I have used void*, (aka unknown types) in my framework for while in code reflection and other feats of ambiguity, and so far, I have had no troubles (memory leak, access violations, etc.) from any compilers. Only warnings due to the operation being non-standard.

It perfectly makes sense to delete an unknown (void*). Just make sure the pointer follows these guidelines, or it may stop making sense:

1) The unknown pointer must not point to a type that has a trivial deconstructor, and so when casted as an unknown pointer it should NEVER BE DELETED. Only delete the unknown pointer AFTER casting it back into the ORIGINAL type.

2) Is the instance being referenced as an unknown pointer in stack bound or heap bound memory? If the unknown pointer references an instance on the stack, then it should NEVER BE DELETED!

3) Are you 100% positive the unknown pointer is a valid memory region? No, then it should NEVER BE DELTED!
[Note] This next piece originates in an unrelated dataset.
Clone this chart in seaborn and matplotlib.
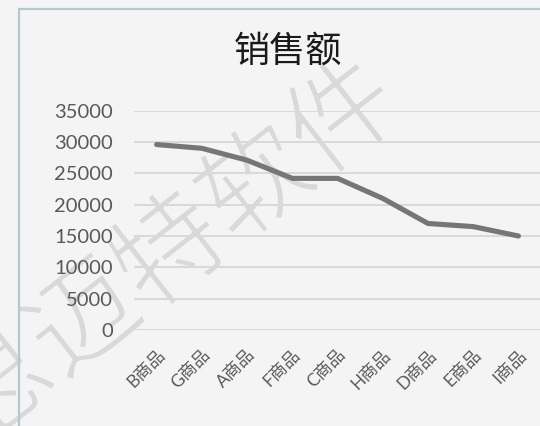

In all, there is very little direct work that can be done using an unknown (void*) pointer type. However, indirectly, the void* is a great asset for C++ developers to rely on when data ambiguity is required.

For the particular case of char.

char is an intrinsic type that does not have a special destructor. So the leaks arguments is a moot one.

sizeof(char) is usually one so there is no alignment argument either. In the case of rare platform where the sizeof(char) is not one, they allocate memory aligned enough for their char. So the alignment argument is also a moot one.

malloc/free would be faster on this case. But you forfeit std::bad_alloc and have to check the result of malloc. Calling the global new and delete operators might be better as it bypass the middle man.